### Material for the task
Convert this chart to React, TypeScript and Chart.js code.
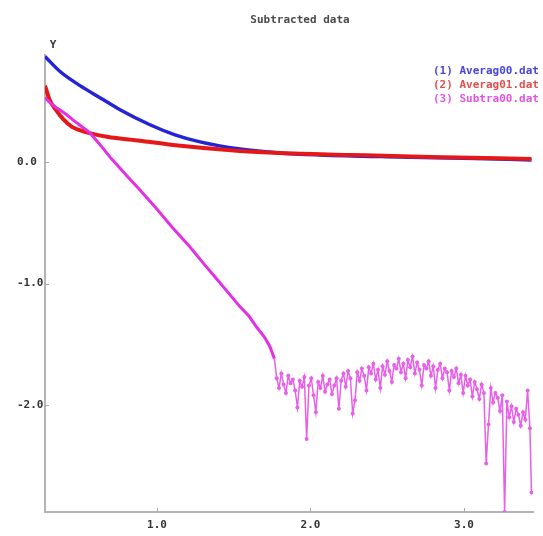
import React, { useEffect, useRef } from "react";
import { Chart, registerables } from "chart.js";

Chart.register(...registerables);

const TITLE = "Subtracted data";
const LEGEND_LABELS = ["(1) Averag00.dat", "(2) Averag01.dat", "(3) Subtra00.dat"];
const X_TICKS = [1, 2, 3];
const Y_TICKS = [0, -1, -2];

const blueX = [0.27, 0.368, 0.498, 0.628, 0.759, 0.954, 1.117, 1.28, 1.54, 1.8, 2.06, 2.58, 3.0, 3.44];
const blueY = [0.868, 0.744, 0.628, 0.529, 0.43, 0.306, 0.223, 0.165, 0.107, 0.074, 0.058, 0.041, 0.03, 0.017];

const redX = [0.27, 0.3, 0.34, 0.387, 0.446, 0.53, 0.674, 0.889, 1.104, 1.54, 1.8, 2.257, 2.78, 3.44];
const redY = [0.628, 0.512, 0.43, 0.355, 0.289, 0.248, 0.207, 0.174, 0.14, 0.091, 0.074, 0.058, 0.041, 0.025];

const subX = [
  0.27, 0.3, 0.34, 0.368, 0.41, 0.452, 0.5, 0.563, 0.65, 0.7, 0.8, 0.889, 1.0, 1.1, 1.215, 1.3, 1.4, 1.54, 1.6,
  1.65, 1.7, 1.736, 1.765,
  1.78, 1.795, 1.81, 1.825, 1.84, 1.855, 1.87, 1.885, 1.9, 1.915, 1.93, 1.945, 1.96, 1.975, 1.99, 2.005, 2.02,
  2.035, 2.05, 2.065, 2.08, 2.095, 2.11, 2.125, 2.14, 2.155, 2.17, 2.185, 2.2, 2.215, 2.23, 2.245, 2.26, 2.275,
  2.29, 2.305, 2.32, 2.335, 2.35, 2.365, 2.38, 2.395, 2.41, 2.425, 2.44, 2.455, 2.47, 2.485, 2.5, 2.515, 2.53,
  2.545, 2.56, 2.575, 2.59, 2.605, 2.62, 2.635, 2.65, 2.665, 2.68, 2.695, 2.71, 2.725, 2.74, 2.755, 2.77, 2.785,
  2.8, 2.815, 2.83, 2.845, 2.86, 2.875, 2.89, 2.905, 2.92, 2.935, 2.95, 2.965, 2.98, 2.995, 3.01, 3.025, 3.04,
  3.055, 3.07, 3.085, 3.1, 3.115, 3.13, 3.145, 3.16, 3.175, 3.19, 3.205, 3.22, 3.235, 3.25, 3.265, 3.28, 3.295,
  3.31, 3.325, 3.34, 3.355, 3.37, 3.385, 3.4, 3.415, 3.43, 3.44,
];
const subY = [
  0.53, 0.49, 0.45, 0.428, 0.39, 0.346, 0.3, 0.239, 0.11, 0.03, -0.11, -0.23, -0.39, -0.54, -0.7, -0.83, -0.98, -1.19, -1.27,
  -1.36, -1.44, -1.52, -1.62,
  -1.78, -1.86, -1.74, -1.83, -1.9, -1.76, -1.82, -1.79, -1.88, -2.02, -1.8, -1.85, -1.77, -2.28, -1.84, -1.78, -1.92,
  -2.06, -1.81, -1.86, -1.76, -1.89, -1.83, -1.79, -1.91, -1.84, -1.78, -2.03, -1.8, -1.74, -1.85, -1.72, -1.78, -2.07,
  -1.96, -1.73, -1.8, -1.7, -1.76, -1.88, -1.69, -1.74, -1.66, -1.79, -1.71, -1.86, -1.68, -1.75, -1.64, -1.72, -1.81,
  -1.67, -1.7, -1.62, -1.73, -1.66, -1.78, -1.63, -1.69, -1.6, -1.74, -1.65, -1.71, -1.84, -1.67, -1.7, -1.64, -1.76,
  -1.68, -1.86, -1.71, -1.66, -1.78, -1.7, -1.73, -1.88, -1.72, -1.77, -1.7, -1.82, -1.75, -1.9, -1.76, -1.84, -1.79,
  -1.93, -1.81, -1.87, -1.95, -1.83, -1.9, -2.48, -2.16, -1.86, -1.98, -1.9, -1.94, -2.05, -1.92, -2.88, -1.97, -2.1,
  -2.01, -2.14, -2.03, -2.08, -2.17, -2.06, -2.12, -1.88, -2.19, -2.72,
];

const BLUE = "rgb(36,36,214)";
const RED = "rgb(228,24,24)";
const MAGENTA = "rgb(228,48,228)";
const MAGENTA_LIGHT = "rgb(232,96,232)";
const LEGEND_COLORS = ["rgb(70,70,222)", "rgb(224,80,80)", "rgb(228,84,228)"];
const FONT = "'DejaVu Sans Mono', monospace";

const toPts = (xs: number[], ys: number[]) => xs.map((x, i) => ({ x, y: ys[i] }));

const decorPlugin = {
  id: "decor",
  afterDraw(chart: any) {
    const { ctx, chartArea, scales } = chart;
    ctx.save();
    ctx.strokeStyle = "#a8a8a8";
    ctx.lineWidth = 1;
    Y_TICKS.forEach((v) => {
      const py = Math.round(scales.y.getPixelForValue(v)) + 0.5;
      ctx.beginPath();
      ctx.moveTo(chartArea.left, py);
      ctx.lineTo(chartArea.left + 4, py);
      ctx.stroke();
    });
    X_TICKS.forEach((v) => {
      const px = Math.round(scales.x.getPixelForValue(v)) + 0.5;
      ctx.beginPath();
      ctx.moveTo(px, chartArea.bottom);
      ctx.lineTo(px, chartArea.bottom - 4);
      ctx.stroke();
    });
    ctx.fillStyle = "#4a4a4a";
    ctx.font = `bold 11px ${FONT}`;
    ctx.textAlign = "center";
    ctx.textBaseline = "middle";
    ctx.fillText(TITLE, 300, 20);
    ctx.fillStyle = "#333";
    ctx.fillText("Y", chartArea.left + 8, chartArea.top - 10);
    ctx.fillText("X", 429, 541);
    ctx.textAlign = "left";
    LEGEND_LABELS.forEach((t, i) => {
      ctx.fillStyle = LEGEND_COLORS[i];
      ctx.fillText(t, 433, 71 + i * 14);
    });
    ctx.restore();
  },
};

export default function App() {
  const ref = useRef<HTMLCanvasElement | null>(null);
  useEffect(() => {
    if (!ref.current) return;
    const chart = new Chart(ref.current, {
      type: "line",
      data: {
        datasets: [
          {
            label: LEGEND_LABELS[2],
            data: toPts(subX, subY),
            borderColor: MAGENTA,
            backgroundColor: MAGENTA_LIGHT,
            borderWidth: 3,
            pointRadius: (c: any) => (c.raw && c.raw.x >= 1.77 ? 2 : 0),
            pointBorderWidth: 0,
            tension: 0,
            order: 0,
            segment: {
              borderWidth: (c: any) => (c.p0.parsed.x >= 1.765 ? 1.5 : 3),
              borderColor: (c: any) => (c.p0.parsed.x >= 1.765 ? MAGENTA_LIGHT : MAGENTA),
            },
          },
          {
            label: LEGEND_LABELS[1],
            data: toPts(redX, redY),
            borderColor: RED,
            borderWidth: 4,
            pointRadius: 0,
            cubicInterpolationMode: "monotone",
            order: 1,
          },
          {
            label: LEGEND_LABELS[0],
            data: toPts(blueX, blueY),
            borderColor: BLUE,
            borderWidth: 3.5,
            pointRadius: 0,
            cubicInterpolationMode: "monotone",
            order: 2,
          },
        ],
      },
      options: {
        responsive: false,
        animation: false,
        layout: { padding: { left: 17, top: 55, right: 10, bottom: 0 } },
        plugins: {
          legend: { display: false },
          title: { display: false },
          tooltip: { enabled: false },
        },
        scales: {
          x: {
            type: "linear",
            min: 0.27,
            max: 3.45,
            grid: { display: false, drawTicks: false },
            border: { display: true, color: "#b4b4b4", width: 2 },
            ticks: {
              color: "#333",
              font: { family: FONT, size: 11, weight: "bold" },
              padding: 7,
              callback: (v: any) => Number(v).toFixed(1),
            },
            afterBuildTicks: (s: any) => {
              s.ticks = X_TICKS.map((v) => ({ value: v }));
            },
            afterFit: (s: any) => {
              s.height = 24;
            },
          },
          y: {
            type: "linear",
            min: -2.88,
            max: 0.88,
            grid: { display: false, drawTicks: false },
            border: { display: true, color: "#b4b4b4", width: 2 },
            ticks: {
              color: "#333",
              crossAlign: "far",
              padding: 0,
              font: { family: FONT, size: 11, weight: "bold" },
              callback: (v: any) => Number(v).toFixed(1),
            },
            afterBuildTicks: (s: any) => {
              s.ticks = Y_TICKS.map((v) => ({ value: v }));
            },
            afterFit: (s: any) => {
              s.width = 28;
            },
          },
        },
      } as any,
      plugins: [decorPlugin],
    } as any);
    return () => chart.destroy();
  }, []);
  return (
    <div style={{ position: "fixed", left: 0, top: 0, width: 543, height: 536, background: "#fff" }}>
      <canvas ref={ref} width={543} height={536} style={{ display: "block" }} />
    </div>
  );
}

...

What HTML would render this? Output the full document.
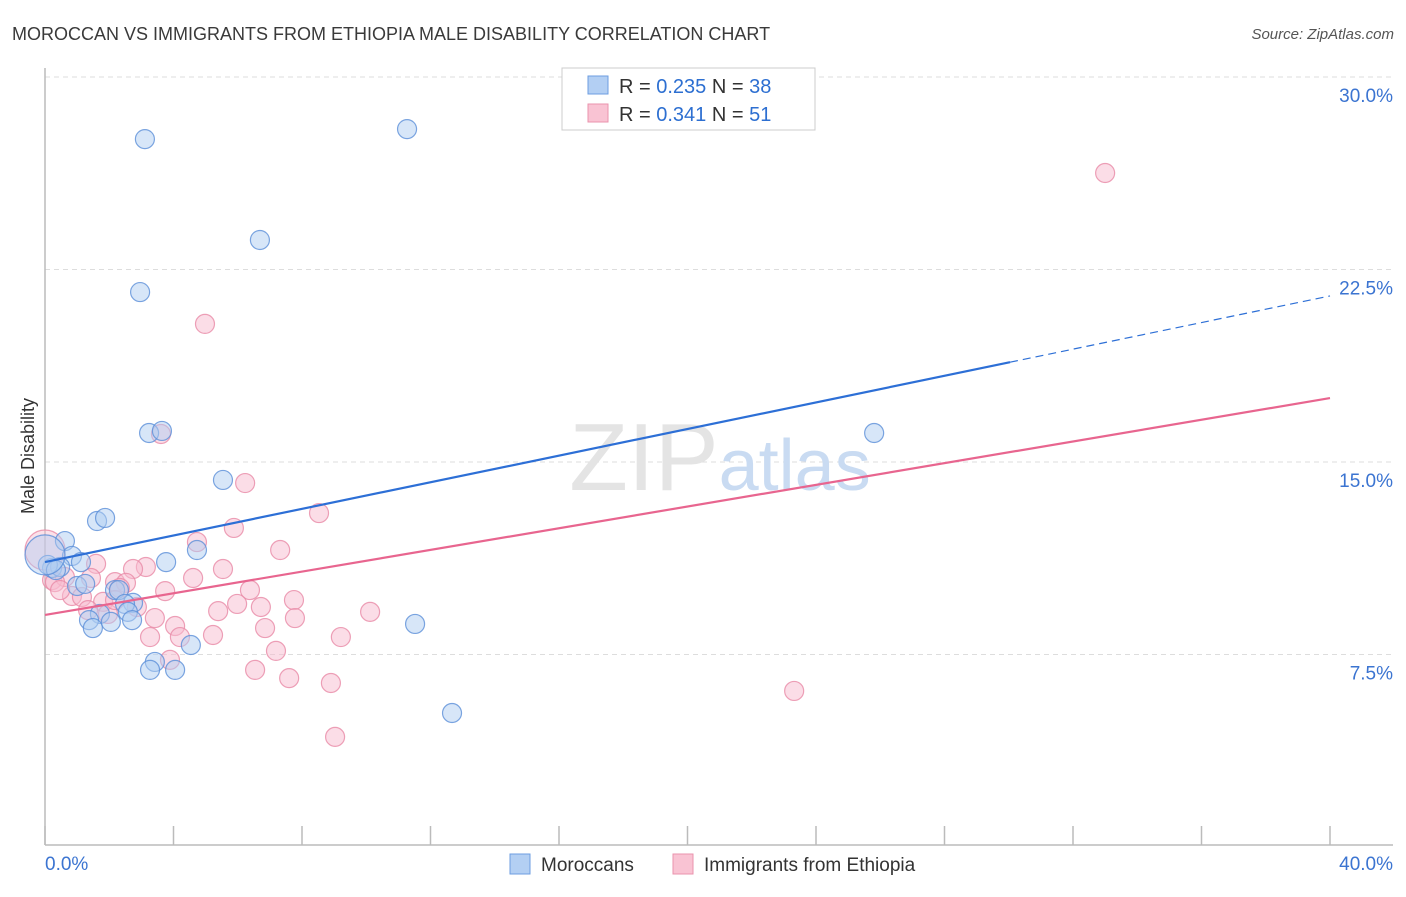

### Task requirements
Pick every line with "this" in it and copy it.

### Solution to the exercise
Convert this chart to React, TypeScript and Chart.js code.
What HTML would render this? Output the full document.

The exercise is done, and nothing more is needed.